§ **Problem requirements**
Set down the data below from its first line to the line holding "const marginSpan = [0.08, 15.1];", inclusive; omit all pictures.

§ **Data block**
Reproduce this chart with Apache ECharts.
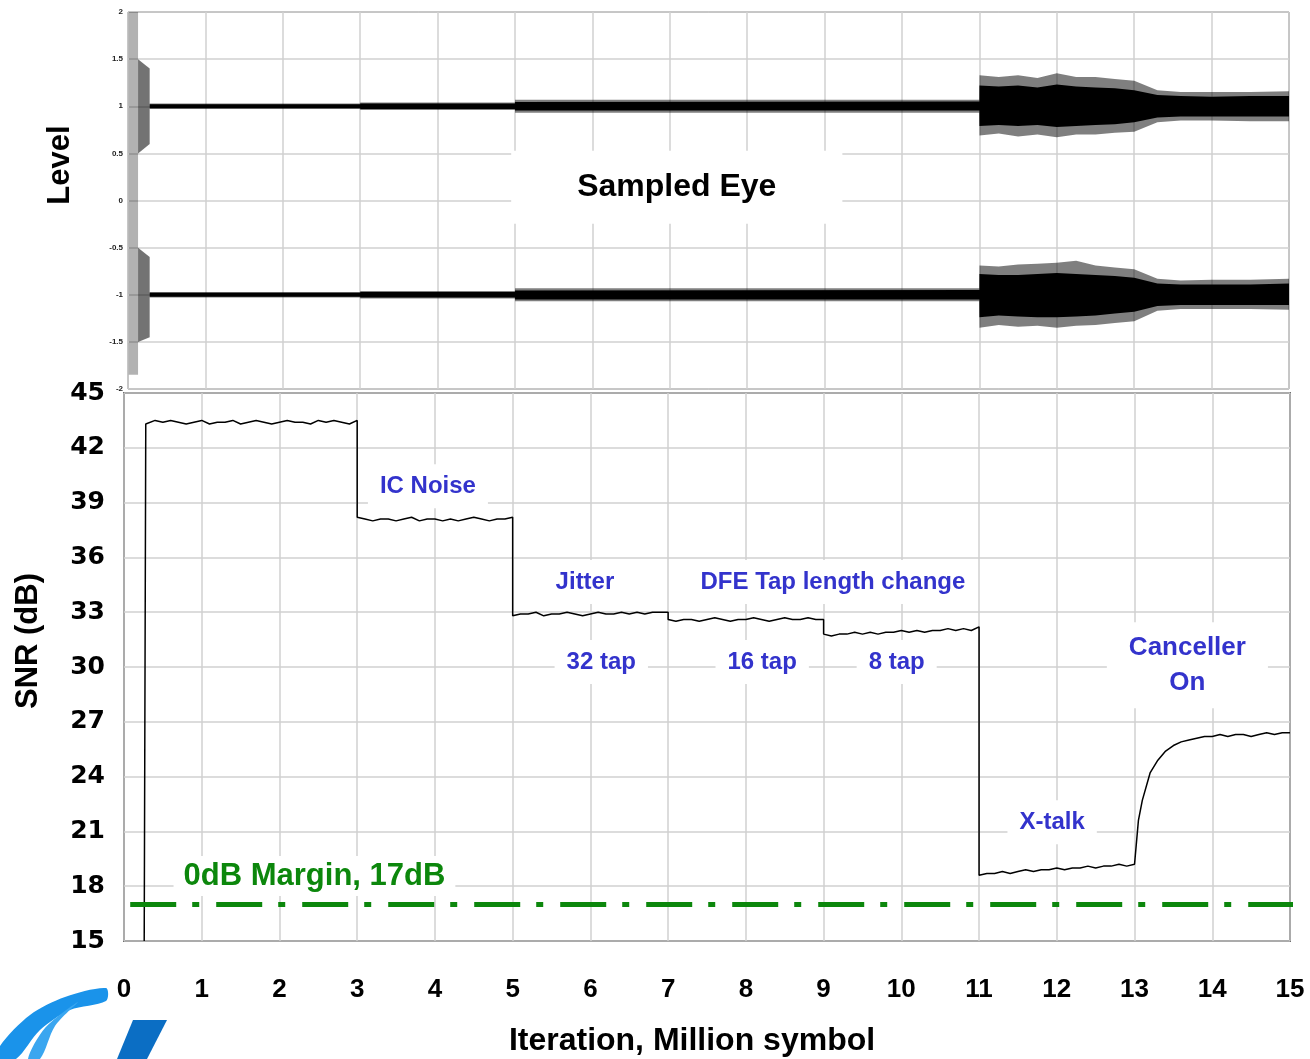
<!DOCTYPE html>
<html>
<head>
<meta charset="utf-8">
<script src="https://cdn.jsdelivr.net/npm/echarts@6/dist/echarts.min.js"></script>
<style>
  html, body { margin: 0; padding: 0; background: #fff; }
  #chart { width: 1310px; height: 1059px; }
</style>
</head>
<body>
<div id="chart"></div>
<script>
// ---- SNR trace (dB vs million symbols) ----
const snrRise = [[0.26, 15], [0.28, 43.3]];
const snrStep = 0.1;
const snrStarts = [0.3, 3.0, 5.0, 7.0, 9.0, 11.0];
const snrStart = [43.3, 43.5, 43.4, 43.5, 43.4, 43.3, 43.4, 43.5, 43.3, 43.4, 43.4, 43.5, 43.3, 43.4, 43.5, 43.4, 43.3, 43.4, 43.5, 43.4, 43.4, 43.3, 43.5, 43.4, 43.5, 43.4, 43.3, 43.5];
const snrIcNoise = [38.2, 38.1, 38.0, 38.1, 38.1, 38.0, 38.1, 38.2, 38.0, 38.1, 38.1, 38.0, 38.1, 38.0, 38.1, 38.2, 38.1, 38.0, 38.1, 38.1, 38.2];
const snrTap32 = [32.8, 32.9, 32.9, 33.0, 32.8, 32.9, 32.9, 33.0, 32.9, 32.8, 32.9, 33.0, 32.9, 32.9, 33.0, 32.9, 33.0, 32.9, 33.0, 33.0, 33.0];
const snrTap16 = [32.6, 32.5, 32.6, 32.6, 32.5, 32.6, 32.7, 32.6, 32.5, 32.6, 32.6, 32.7, 32.6, 32.5, 32.6, 32.7, 32.6, 32.6, 32.7, 32.6, 32.6];
const snrTap8 = [31.8, 31.7, 31.8, 31.8, 31.9, 31.8, 31.9, 31.8, 31.9, 31.9, 32.0, 31.9, 32.0, 31.9, 32.0, 32.0, 32.1, 32.0, 32.1, 32.0, 32.2];
const snrXtalk = [18.6, 18.7, 18.7, 18.8, 18.7, 18.8, 18.9, 18.8, 18.9, 18.9, 19.0, 18.9, 19.0, 19.0, 19.1, 19.0, 19.1, 19.1, 19.2, 19.1, 19.2];
const snrCanceller = [[13.0, 19.3], [13.05, 21.6], [13.1, 22.7], [13.2, 24.2], [13.3, 24.9], [13.4, 25.4],
  [13.5, 25.7], [13.6, 25.9], [13.7, 26.0], [13.8, 26.1], [13.9, 26.2], [14.0, 26.2], [14.1, 26.3],
  [14.2, 26.2], [14.3, 26.3], [14.4, 26.3], [14.5, 26.2], [14.6, 26.3], [14.7, 26.4], [14.8, 26.3],
  [14.9, 26.4], [15.0, 26.4]];
const marginDb = 17;
const marginSpan = [0.08, 15.1];

// ---- sampled eye envelopes (level) ----
const eyeX = [0.28, 3.0, 3.001, 5.0, 5.001, 11.0, 11.001, 11.25, 11.5, 11.75, 12.0, 12.25, 12.5, 12.75, 13.0, 13.3, 13.6, 14.0, 14.5, 15.0];
const upCoreLo = [0.98, 0.98, 0.97, 0.97, 0.955, 0.955, 0.79, 0.80, 0.79, 0.80, 0.78, 0.79, 0.80, 0.81, 0.83, 0.88, 0.89, 0.89, 0.89, 0.89];
const upCoreHi = [1.02, 1.02, 1.03, 1.03, 1.045, 1.05, 1.22, 1.21, 1.22, 1.20, 1.23, 1.21, 1.20, 1.19, 1.17, 1.12, 1.11, 1.10, 1.11, 1.11];
const upHaloLo = [0.97, 0.97, 0.96, 0.96, 0.93, 0.93, 0.69, 0.71, 0.68, 0.70, 0.67, 0.70, 0.70, 0.72, 0.73, 0.83, 0.85, 0.85, 0.84, 0.84];
const upHaloHi = [1.03, 1.03, 1.04, 1.04, 1.07, 1.07, 1.33, 1.31, 1.33, 1.30, 1.35, 1.31, 1.31, 1.29, 1.27, 1.17, 1.15, 1.15, 1.15, 1.16];
const dnCoreLo = [-1.02, -1.02, -1.03, -1.03, -1.05, -1.05, -1.24, -1.22, -1.23, -1.24, -1.24, -1.23, -1.22, -1.20, -1.18, -1.12, -1.11, -1.11, -1.11, -1.11];
const dnCoreHi = [-0.98, -0.98, -0.97, -0.97, -0.955, -0.95, -0.78, -0.79, -0.79, -0.78, -0.77, -0.78, -0.79, -0.80, -0.82, -0.88, -0.89, -0.89, -0.89, -0.88];
const dnHaloLo = [-1.03, -1.03, -1.04, -1.04, -1.07, -1.07, -1.35, -1.32, -1.34, -1.33, -1.35, -1.33, -1.32, -1.30, -1.28, -1.17, -1.15, -1.15, -1.15, -1.16];
const dnHaloHi = [-0.97, -0.97, -0.96, -0.96, -0.93, -0.93, -0.69, -0.70, -0.68, -0.67, -0.66, -0.64, -0.69, -0.71, -0.73, -0.83, -0.85, -0.84, -0.84, -0.83];
// start-up burst before the loops converge
const burstX = [0.01, 0.13];
const burstLo = [-1.85, -1.85];
const burstHi = [2.0, 2.0];
const acqX = [0.13, 0.28];
const acqUpLo = [0.5, 0.6];
const acqUpHi = [1.5, 1.4];
const acqDnLo = [-1.5, -1.45];
const acqDnHi = [-0.5, -0.6];

// ---- notes ----
const noteText = ['IC Noise', 'Jitter', 'DFE Tap length change', '32 tap', '16 tap', '8 tap', 'X-talk'];
const noteX = [3.91, 5.93, 9.12, 6.14, 8.21, 9.94, 11.94];
const noteY = [39.9, 34.65, 34.65, 30.27, 30.27, 30.27, 21.5];
const cancelNote = ['Canceller\nOn', 13.68, 30.1];
const marginNote = ['0dB Margin, 17dB', 2.45, 18.56];
const eyeNote = ['Sampled Eye', 7.09, 0.14];

const FONT = 'Liberation Sans, Arial, sans-serif';
const BLUE = '#3333cc';
const GREEN = '#0c870c';

const snrData = snrRise.slice();
[snrStart, snrIcNoise, snrTap32, snrTap16, snrTap8, snrXtalk].forEach((seg, i) => {
  seg.forEach((v, k) => snrData.push([+(snrStarts[i] + k * snrStep).toFixed(3), v]));
});
snrCanceller.forEach(p => snrData.push(p));

// filled band between a lower and upper envelope, drawn as one polygon
function band(xs, lo, hi, color, opacity) {
  return {
    type: 'custom', xAxisIndex: 0, yAxisIndex: 0, silent: true, clip: true,
    data: xs.map((x, i) => [x, lo[i], hi[i]]),
    encode: { x: 0, y: [1, 2] },
    renderItem: (params, api) => {
      if (params.dataIndexInside !== 0) return null;
      const n = params.dataInsideLength;
      const top = [], bot = [];
      for (let i = 0; i < n; i++) {
        top.push(api.coord([api.value(0, i), api.value(2, i)]));
        bot.push(api.coord([api.value(0, i), api.value(1, i)]));
      }
      return {
        type: 'polygon',
        shape: { points: top.concat(bot.reverse()) },
        style: { fill: color, opacity: opacity }
      };
    }
  };
}

function notes(xi, yi, data, color, size, pad, lh) {
  return {
    type: 'scatter', xAxisIndex: xi, yAxisIndex: yi, z: 10, symbolSize: 1,
    itemStyle: { color: 'rgba(0,0,0,0)', opacity: 1 },
    data: data,
    label: { show: true, position: 'inside', formatter: p => p.data[2], fontFamily: FONT, fontWeight: 'bold',
      fontSize: size, lineHeight: lh || Math.round(size * 1.35), color: color, backgroundColor: '#fff', padding: pad }
  };
}

const chart = echarts.init(document.getElementById('chart'));

const gridLine = { show: true, lineStyle: { color: '#d0d0d0', width: 1.5 } };

const option = {
  backgroundColor: '#fff',
  animation: false,
  grid: [
    { left: 128, right: 21, top: 12, height: 377, show: true, borderColor: '#555', borderWidth: 1 },
    { left: 124, right: 20, top: 393, height: 548, show: true, borderColor: '#000', borderWidth: 1.5 }
  ],
  xAxis: [
    { gridIndex: 0, type: 'value', min: 0, max: 15, interval: 1,
      axisLine: { show: false }, axisTick: { show: false }, axisLabel: { show: false }, splitLine: gridLine },
    { gridIndex: 1, type: 'value', min: 0, max: 15, interval: 1,
      axisLine: { show: false }, axisTick: { show: false }, splitLine: gridLine,
      axisLabel: { margin: 36, fontFamily: FONT, fontWeight: 'bold', fontSize: 26, color: '#000' } }
  ],
  yAxis: [
    { gridIndex: 0, type: 'value', min: -2, max: 2, interval: 0.5,
      axisLine: { show: false }, axisTick: { show: false }, splitLine: gridLine,
      axisLabel: { margin: 5, fontFamily: FONT, fontWeight: 'bold', fontSize: 8, color: '#222' } },
    { gridIndex: 1, type: 'value', min: 15, max: 45, interval: 3,
      axisLine: { show: false }, axisTick: { show: false }, splitLine: gridLine,
      axisLabel: { margin: 19, fontFamily: 'DejaVu Sans, sans-serif', fontWeight: 'bold', fontSize: 25, color: '#000' } }
  ],
  graphic: [
    { type: 'text', x: 60, y: 165, rotation: Math.PI / 2,
      style: { text: 'Level', font: 'bold 31px ' + FONT, fill: '#000', textAlign: 'center', textVerticalAlign: 'middle' } },
    { type: 'text', x: 28, y: 641, rotation: Math.PI / 2,
      style: { text: 'SNR (dB)', font: 'bold 31px ' + FONT, fill: '#000', textAlign: 'center', textVerticalAlign: 'middle' } },
    { type: 'text', x: 692, y: 1041,
      style: { text: 'Iteration, Million symbol', font: 'bold 32px ' + FONT, fill: '#000', textAlign: 'center', textVerticalAlign: 'middle' } },
    // logo swooshes
    { type: 'polygon', shape: { smooth: 0.3, points: [[0, 1059], [0, 1046], [30, 1015], [65, 997], [106, 988], [106, 1001], [70, 1010], [40, 1030], [16, 1059]] },
      style: { fill: '#1a93ea' } },
    { type: 'polygon', shape: { smooth: 0.3, points: [[28, 1059], [45, 1028], [78, 1002], [55, 1026], [40, 1059]] },
      style: { fill: '#3aa6f0' } },
    { type: 'polygon', shape: { points: [[133, 1020], [167, 1020], [147, 1059], [117, 1059]] },
      style: { fill: '#0b6ec4' } }
  ],
  series: [
    band(burstX, burstLo, burstHi, '#000', 0.3),
    band(acqX, acqUpLo, acqUpHi, '#000', 0.55),
    band(acqX, acqDnLo, acqDnHi, '#000', 0.55),
    band(eyeX, upHaloLo, upHaloHi, '#000', 0.5),
    band(eyeX, upCoreLo, upCoreHi, '#000', 1),
    band(eyeX, dnHaloLo, dnHaloHi, '#000', 0.5),
    band(eyeX, dnCoreLo, dnCoreHi, '#000', 1),
    notes(0, 0, [[eyeNote[1], eyeNote[2], eyeNote[0]]], '#000', 32, [15, 66]),
    { type: 'line', xAxisIndex: 1, yAxisIndex: 1, symbol: 'none', data: snrData,
      lineStyle: { color: '#000', width: 1.5 } },
    { type: 'line', xAxisIndex: 1, yAxisIndex: 1, symbol: 'none', clip: false, z: 4,
      data: marginSpan.map(x => [x, marginDb]),
      lineStyle: { color: GREEN, width: 5, type: [46, 16, 7, 17] } },
    notes(1, 1, noteText.map((t, i) => [noteX[i], noteY[i], t]), BLUE, 24, [6, 12]),
    notes(1, 1, [[cancelNote[1], cancelNote[2], cancelNote[0]]], BLUE, 26, [8, 22]),
    notes(1, 1, [[marginNote[1], marginNote[2], marginNote[0]]], GREEN, 31, [4, 10, 2, 10], 34)
  ]
};

chart.setOption(option);
</script>
</body>
</html>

§ **Solution**
Reproduce this chart with Apache ECharts.
<!DOCTYPE html>
<html>
<head>
<meta charset="utf-8">
<script src="https://cdn.jsdelivr.net/npm/echarts@6/dist/echarts.min.js"></script>
<style>
  html, body { margin: 0; padding: 0; background: #fff; }
  #chart { width: 1310px; height: 1059px; }
</style>
</head>
<body>
<div id="chart"></div>
<script>
// ---- SNR trace (dB vs million symbols) ----
const snrRise = [[0.26, 15], [0.28, 43.3]];
const snrStep = 0.1;
const snrStarts = [0.3, 3.0, 5.0, 7.0, 9.0, 11.0];
const snrStart = [43.3, 43.5, 43.4, 43.5, 43.4, 43.3, 43.4, 43.5, 43.3, 43.4, 43.4, 43.5, 43.3, 43.4, 43.5, 43.4, 43.3, 43.4, 43.5, 43.4, 43.4, 43.3, 43.5, 43.4, 43.5, 43.4, 43.3, 43.5];
const snrIcNoise = [38.2, 38.1, 38.0, 38.1, 38.1, 38.0, 38.1, 38.2, 38.0, 38.1, 38.1, 38.0, 38.1, 38.0, 38.1, 38.2, 38.1, 38.0, 38.1, 38.1, 38.2];
const snrTap32 = [32.8, 32.9, 32.9, 33.0, 32.8, 32.9, 32.9, 33.0, 32.9, 32.8, 32.9, 33.0, 32.9, 32.9, 33.0, 32.9, 33.0, 32.9, 33.0, 33.0, 33.0];
const snrTap16 = [32.6, 32.5, 32.6, 32.6, 32.5, 32.6, 32.7, 32.6, 32.5, 32.6, 32.6, 32.7, 32.6, 32.5, 32.6, 32.7, 32.6, 32.6, 32.7, 32.6, 32.6];
const snrTap8 = [31.8, 31.7, 31.8, 31.8, 31.9, 31.8, 31.9, 31.8, 31.9, 31.9, 32.0, 31.9, 32.0, 31.9, 32.0, 32.0, 32.1, 32.0, 32.1, 32.0, 32.2];
const snrXtalk = [18.6, 18.7, 18.7, 18.8, 18.7, 18.8, 18.9, 18.8, 18.9, 18.9, 19.0, 18.9, 19.0, 19.0, 19.1, 19.0, 19.1, 19.1, 19.2, 19.1, 19.2];
const snrCanceller = [[13.0, 19.3], [13.05, 21.6], [13.1, 22.7], [13.2, 24.2], [13.3, 24.9], [13.4, 25.4],
  [13.5, 25.7], [13.6, 25.9], [13.7, 26.0], [13.8, 26.1], [13.9, 26.2], [14.0, 26.2], [14.1, 26.3],
  [14.2, 26.2], [14.3, 26.3], [14.4, 26.3], [14.5, 26.2], [14.6, 26.3], [14.7, 26.4], [14.8, 26.3],
  [14.9, 26.4], [15.0, 26.4]];
const marginDb = 17;
const marginSpan = [0.08, 15.1];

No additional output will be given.